Background Adenosine stress cardiovascular magnetic resonance (CMR) provides effective cardiac prognostication in patients with suspected coronary artery disease. However its use has been limited in high-risk patients and some reservations exist about offering adenosine stress CMR in patients with significant aortic stenosis, asthma, severe left ventricular (LV) systolic dysfunction, significant left main stem (LMS) disease and age >80 years.
Aims To determine the safety, tolerability and feasibility of adenosine stress CMR, in high-risk individuals.
Method Consecutive adenosine stress-CMR examinations (March 2013–March 2014) were included. A comprehensive adenosine stress CMR protocol was used.

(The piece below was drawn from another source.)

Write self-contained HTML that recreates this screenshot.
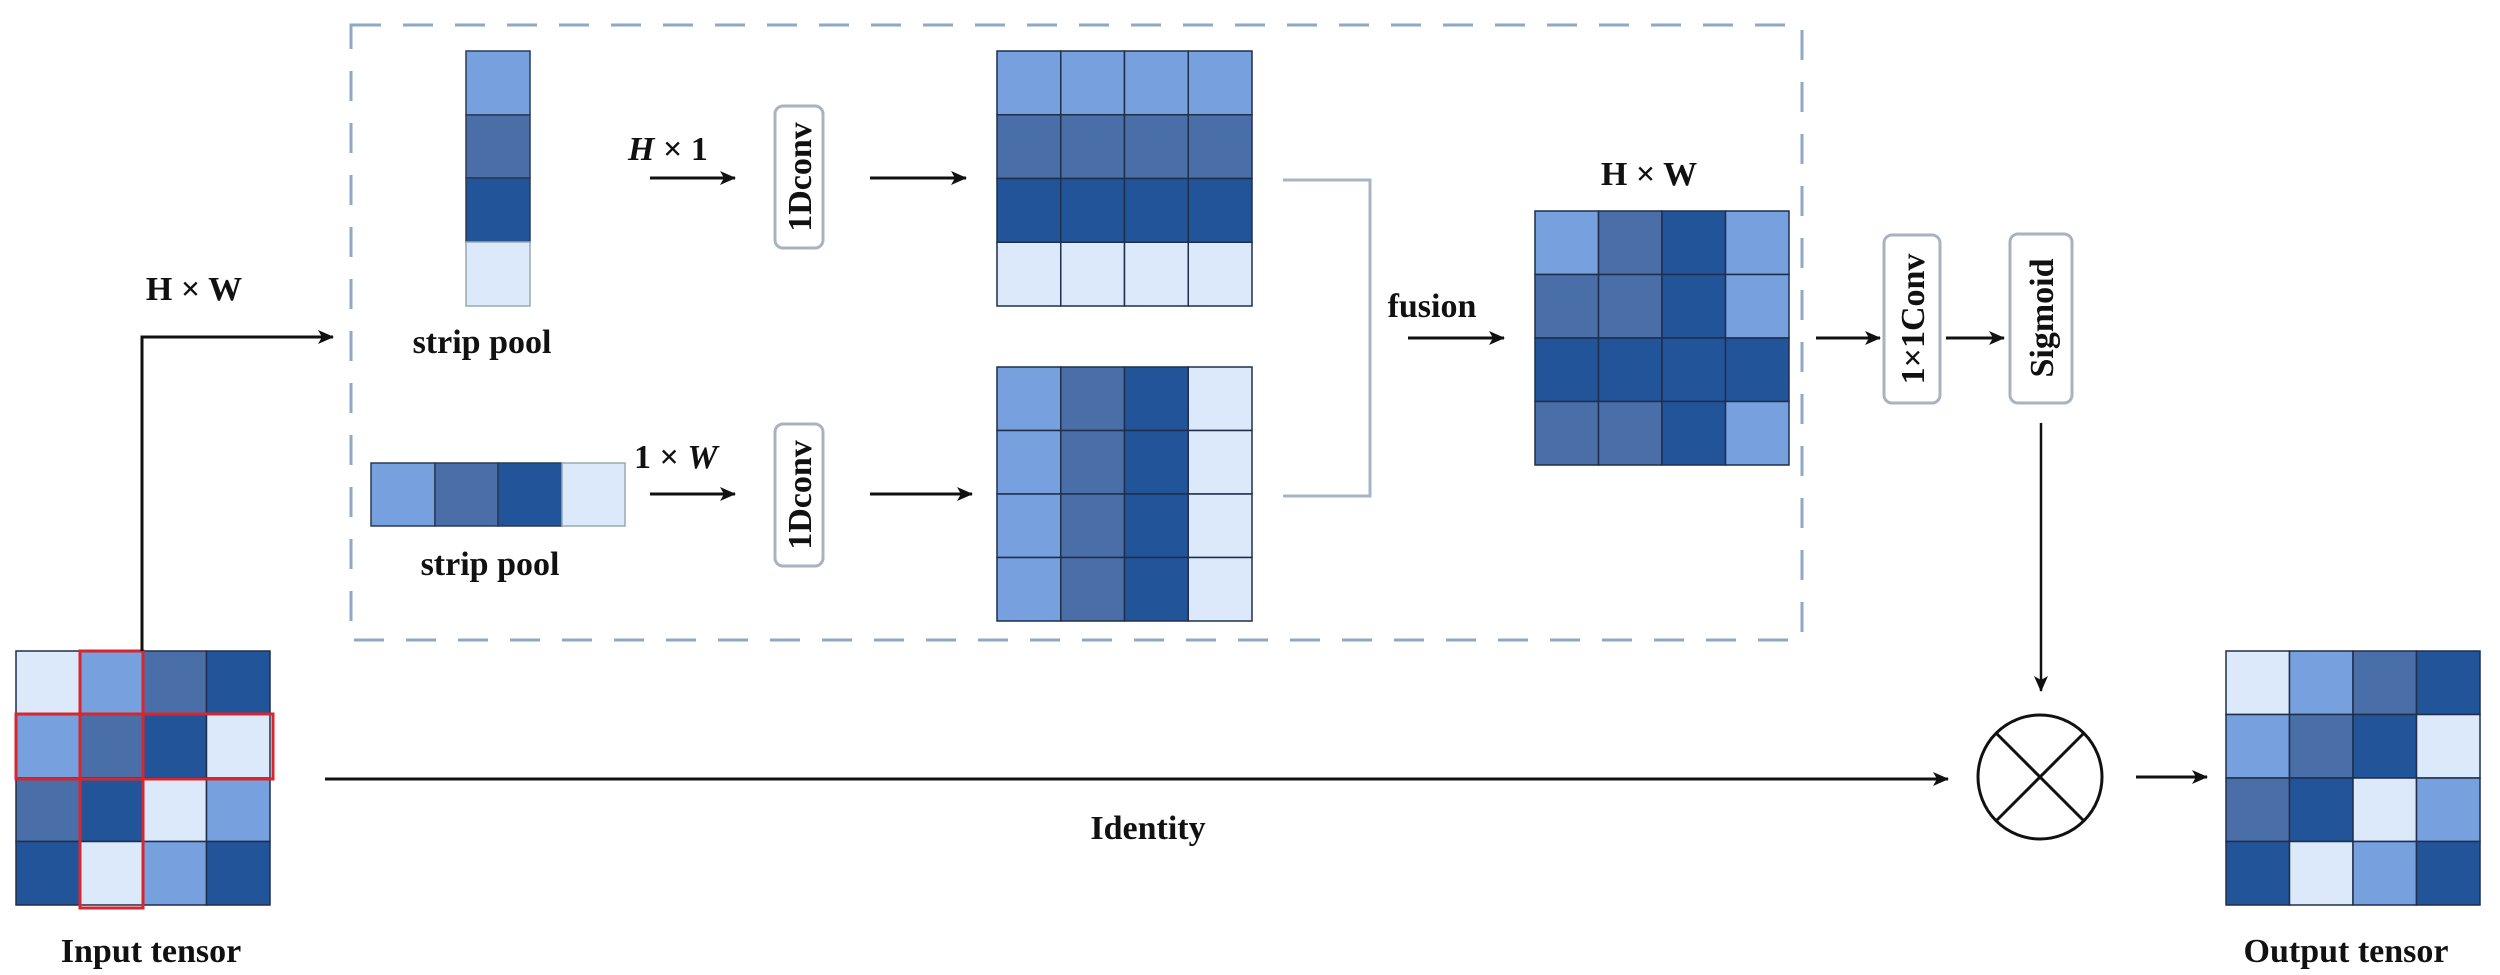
<!DOCTYPE html>
<html><head><meta charset="utf-8"><style>
html,body{margin:0;padding:0;background:#fff;}
svg{display:block;}
text{font-family:"Liberation Serif",serif;font-weight:bold;fill:#111;}
</style></head><body>
<svg width="2500" height="975" viewBox="0 0 2500 975" xmlns="http://www.w3.org/2000/svg">
<defs>
<marker id="ah" markerWidth="10" markerHeight="10" refX="9" refY="5" orient="auto" markerUnits="userSpaceOnUse">
<path d="M0,0 L10,5 L0,10 L3,5 Z" fill="#111"/>
</marker>
<marker id="ah2" markerWidth="16" markerHeight="14" refX="15" refY="7" orient="auto" markerUnits="userSpaceOnUse">
<path d="M0,0 L16,7 L0,14 L4,7 Z" fill="#111"/>
</marker>
</defs>
<!-- dashed box -->
<rect x="351" y="25" width="1451" height="615" fill="none" stroke="#8ea8c6" stroke-width="3" stroke-dasharray="30,22"/>

<g stroke="#2a3a55" stroke-width="1.5">
<!-- vertical strip -->
<rect x="466" y="51" width="64" height="64" fill="#76a0de"/>
<rect x="466" y="115" width="64" height="63" fill="#4a6ea8"/>
<rect x="466" y="178" width="64" height="64" fill="#22549a"/>
<rect x="466" y="242" width="64" height="64" fill="#dce9fb" stroke="#9aa"/>
<!-- horizontal strip -->
<rect x="371" y="463" width="64" height="63" fill="#76a0de"/>
<rect x="435" y="463" width="63" height="63" fill="#4a6ea8"/>
<rect x="498" y="463" width="64" height="63" fill="#22549a"/>
<rect x="562" y="463" width="63" height="63" fill="#dce9fb" stroke="#9aa"/>
</g>

<g id="grids" stroke="#1f2f4a" stroke-width="1.5"></g>

<!-- bracket lines -->
<polyline points="1283,180 1370,180 1370,496 1283,496" fill="none" stroke="#a8b4c4" stroke-width="3"/>

<!-- boxes -->
<g fill="#fff" stroke="#a9b3c0" stroke-width="3">
<rect x="775" y="106" width="48" height="142" rx="8"/>
<rect x="775" y="424" width="48" height="142" rx="8"/>
<rect x="1884" y="235" width="56" height="168" rx="8"/>
<rect x="2010" y="234" width="62" height="169" rx="8"/>
</g>
<text transform="translate(811,177) rotate(-90)" text-anchor="middle" font-size="34">1Dconv</text>
<text transform="translate(811,495) rotate(-90)" text-anchor="middle" font-size="34">1Dconv</text>
<text transform="translate(1924,319) rotate(-90)" text-anchor="middle" font-size="34">1×1Conv</text>
<text transform="translate(2053,318) rotate(-90)" text-anchor="middle" font-size="34">Sigmoid</text>

<!-- arrows -->
<g stroke="#111" stroke-width="3" fill="none">
<line x1="650" y1="178" x2="735" y2="178" marker-end="url(#ah2)"/>
<line x1="870" y1="178" x2="966" y2="178" marker-end="url(#ah2)"/>
<line x1="650" y1="494" x2="735" y2="494" marker-end="url(#ah2)"/>
<line x1="870" y1="494" x2="972" y2="494" marker-end="url(#ah2)"/>
<line x1="1408" y1="338" x2="1504" y2="338" marker-end="url(#ah2)"/>
<line x1="1816" y1="338" x2="1880" y2="338" marker-end="url(#ah2)"/>
<line x1="1946" y1="338" x2="2004" y2="338" marker-end="url(#ah2)"/>
<line x1="2136" y1="777" x2="2207" y2="777" marker-end="url(#ah2)"/>
<line x1="325" y1="779" x2="1948" y2="779" marker-end="url(#ah2)"/>
<polyline points="142,651 142,337 333,337" marker-end="url(#ah2)"/>
<line x1="2041" y1="423" x2="2041" y2="691" stroke-width="2.5" marker-end="url(#ah2)"/>
<!-- otimes -->
<circle cx="2040" cy="777" r="62" stroke-width="3"/>
<line x1="1996" y1="733" x2="2084" y2="821" stroke-width="3"/>
<line x1="2084" y1="733" x2="1996" y2="821" stroke-width="3"/>
</g>

<!-- labels -->
<g font-size="34">
<text x="482" y="353" text-anchor="middle">strip pool</text>
<text x="490" y="575" text-anchor="middle">strip pool</text>
<text x="628" y="160"><tspan font-style="italic">H</tspan> × 1</text>
<text x="634" y="468">1 × <tspan font-style="italic">W</tspan></text>
<text x="194" y="300" text-anchor="middle">H × W</text>
<text x="1649" y="185" text-anchor="middle">H × W</text>
<text x="1432" y="317" text-anchor="middle">fusion</text>
<text x="1148" y="839" text-anchor="middle">Identity</text>
<text x="151" y="962" text-anchor="middle">Input tensor</text>
<text x="2346" y="962" text-anchor="middle">Output tensor</text>
</g>
</svg>
<script>
(function(){
var C={P:"#dce9fb",L:"#76a0de",M:"#4a6ea8",D:"#22549a"};
var g=document.getElementById("grids");
function grid(x,y,w,h,rows){
 var cw=w/4,ch=h/4;
 for(var r=0;r<4;r++)for(var c=0;c<4;c++){
  var e=document.createElementNS("http://www.w3.org/2000/svg","rect");
  e.setAttribute("x",x+c*cw);e.setAttribute("y",y+r*ch);
  e.setAttribute("width",cw);e.setAttribute("height",ch);
  e.setAttribute("fill",C[rows[r][c]]);g.appendChild(e);
 }
}
grid(997,51,255,255,["LLLL","MMMM","DDDD","PPPP"]);
grid(997,367,255,254,["LMDP","LMDP","LMDP","LMDP"]);
grid(1535,211,254,254,["LMDL","MMDL","DDDD","MMDL"]);
grid(16,651,254,254,["PLMD","LMDP","MDPL","DPLD"]);
grid(2226,651,254,254,["PLMD","LMDP","MDPL","DPLD"]);
var s="http://www.w3.org/2000/svg";
[[80,651,63,257],[16,714,257,65]].forEach(function(a){
 var e=document.createElementNS(s,"rect");
 e.setAttribute("x",a[0]);e.setAttribute("y",a[1]);e.setAttribute("width",a[2]);e.setAttribute("height",a[3]);
 e.setAttribute("fill","none");e.setAttribute("stroke","#d8262e");e.setAttribute("stroke-width","3");
 g.appendChild(e);
});
})();
</script>
</body></html>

High-risk if: age >80 years, asthma, significant LMS stenosis and moderate-severe or severe aortic stenosis or severe LV systolic dysfunction (ejection fraction <40%). Fisher exact test for binary variables was used.

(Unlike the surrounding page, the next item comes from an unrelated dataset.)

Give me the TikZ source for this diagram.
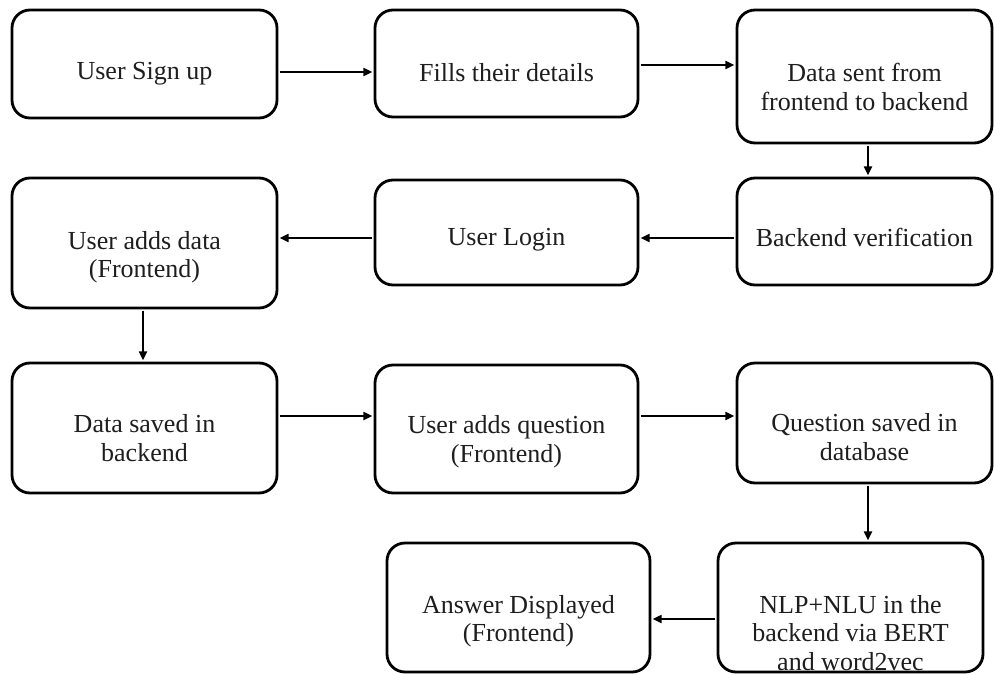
\documentclass[tikz,border=0pt]{standalone}
\usepackage{fontspec}
\setmainfont{Liberation Serif}
\usetikzlibrary{arrows.meta}
\definecolor{txtc}{HTML}{1E1E1E}
\begin{document}
\begin{tikzpicture}[x=1pt,y=-1pt,
  box/.style={draw=black, line width=2.8pt, rounded corners=18pt, inner sep=0pt, fill=white},
  txt/.style={align=center, text=txtc, inner sep=0pt, font=\fontsize{26}{28.5}\selectfont},
  arr/.style={draw=black, line width=1.9pt, -{Triangle[length=9pt,width=8pt]}, shorten >=1.2pt, shorten <=1.2pt}]
\useasboundingbox (0,0) rectangle (994,675);
\fill[white] (0,0) rectangle (994,675);
% boxes
\node[box, minimum width=265pt, minimum height=108pt] (A) at (144.5,64) {};
\node[box, minimum width=263pt, minimum height=107pt] (B) at (506.5,63.5) {};
\node[box, minimum width=255pt, minimum height=133pt] (C) at (864.5,76.5) {};
\node[box, minimum width=255pt, minimum height=107pt] (D) at (864.5,231.5) {};
\node[box, minimum width=263pt, minimum height=105pt] (E) at (506.5,232.5) {};
\node[box, minimum width=265pt, minimum height=130pt] (F) at (144.5,243) {};
\node[box, minimum width=265pt, minimum height=130pt] (G) at (144.5,428) {};
\node[box, minimum width=263pt, minimum height=128pt] (H) at (506.5,429) {};
\node[box, minimum width=255pt, minimum height=120pt] (I) at (864.5,423) {};
\node[box, minimum width=265pt, minimum height=129pt] (J) at (850.5,607.5) {};
\node[box, minimum width=263pt, minimum height=129pt] (K) at (518.5,607.5) {};
% texts
\node[txt] (tA) at (144.5,74) {User Sign up};
\node[txt] (tB) at (506.5,73) {Fills their details};
\node[txt] (tC) at (864.5,87) {Data sent from\\frontend to backend};
\node[txt] (tD) at (864.5,237) {Backend verification};
\node[txt] (tE) at (506.5,240) {User Login};
\node[txt] (tF) at (144.5,257) {User adds data\\(Frontend)};
\node[txt] (tG) at (144.5,438) {Data saved in\\backend};
\node[txt] (tH) at (506.5,441.5) {User adds question\\(Frontend)};
\node[txt] (tI) at (864.5,437) {Question saved in\\database};
\node[txt] (tJ) at (850.5,633) {NLP+NLU in the\\backend via BERT\\and word2vec};
\node[txt] (tK) at (518.5,621) {Answer Displayed\\(Frontend)};
% connectors
\draw[arr] ([yshift=-8pt]A.east) -- ([yshift=-8pt]A.east -| B.west);
\draw[arr] ([yshift=-1.5pt]B.east) -- ([yshift=-1.5pt]B.east -| C.west);
\draw[arr] ([xshift=3.5pt]C.south) -- ([xshift=3.5pt]C.south |- D.north);
\draw[arr] ([yshift=-6.5pt]D.west) -- ([yshift=-6.5pt]D.west -| E.east);
\draw[arr] ([yshift=-5.5pt]E.west) -- ([yshift=-5.5pt]E.west -| F.east);
\draw[arr] ([xshift=-1.5pt]F.south) -- ([xshift=-1.5pt]F.south |- G.north);
\draw[arr] ([yshift=12pt]G.east) -- ([yshift=12pt]G.east -| H.west);
\draw[arr] ([yshift=13pt]H.east) -- ([yshift=13pt]H.east -| I.west);
\draw[arr] ([xshift=3.5pt]I.south) -- ([xshift=3.5pt]I.south |- J.north);
\draw[arr] ([yshift=-11.5pt]J.west) -- ([yshift=-11.5pt]J.west -| K.east);
\end{tikzpicture}
\end{document}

Results 574 consecutive stress-CMR were included in the analysis (mean age 64 years and 71% males), out of which 128 patients (22%) met the criteria for high-risk. Overall, the complete stress-CMR protocol was successfully performed in 93% of patients: the high-risk group had a drop out rate of 2% compared to a rate of 7% for the non-high risk group (p = 0.08). Adequate stress response (symptomatic and/or cardiovascular) was achieved in 98% of high-risk and 97% of non-high risk (p = 0.55). 70% of high-risk patients received incremental increases in adenosine dose. Overall, no serious adverse events were noted. When compared to non-high risk, the high-risk group more commonly presented with inducible perfusion defects (62% vs 42%, p = 0.0003) and LGE (74% vs 55%, p = 0.0006).
Conclusion Adenosine stress-CMR is a safe, well-tolerated and feasible investigational modality even in high-risk individuals (moderate/severe aortic stenosis, significant LMS stenosis, severe LV systolic dysfunction, asthma/COPD or age >80) with known or suspected ischaemic heart disease. The incidence of myocardial ischemia or LGE is significantly higher in the high-risk group.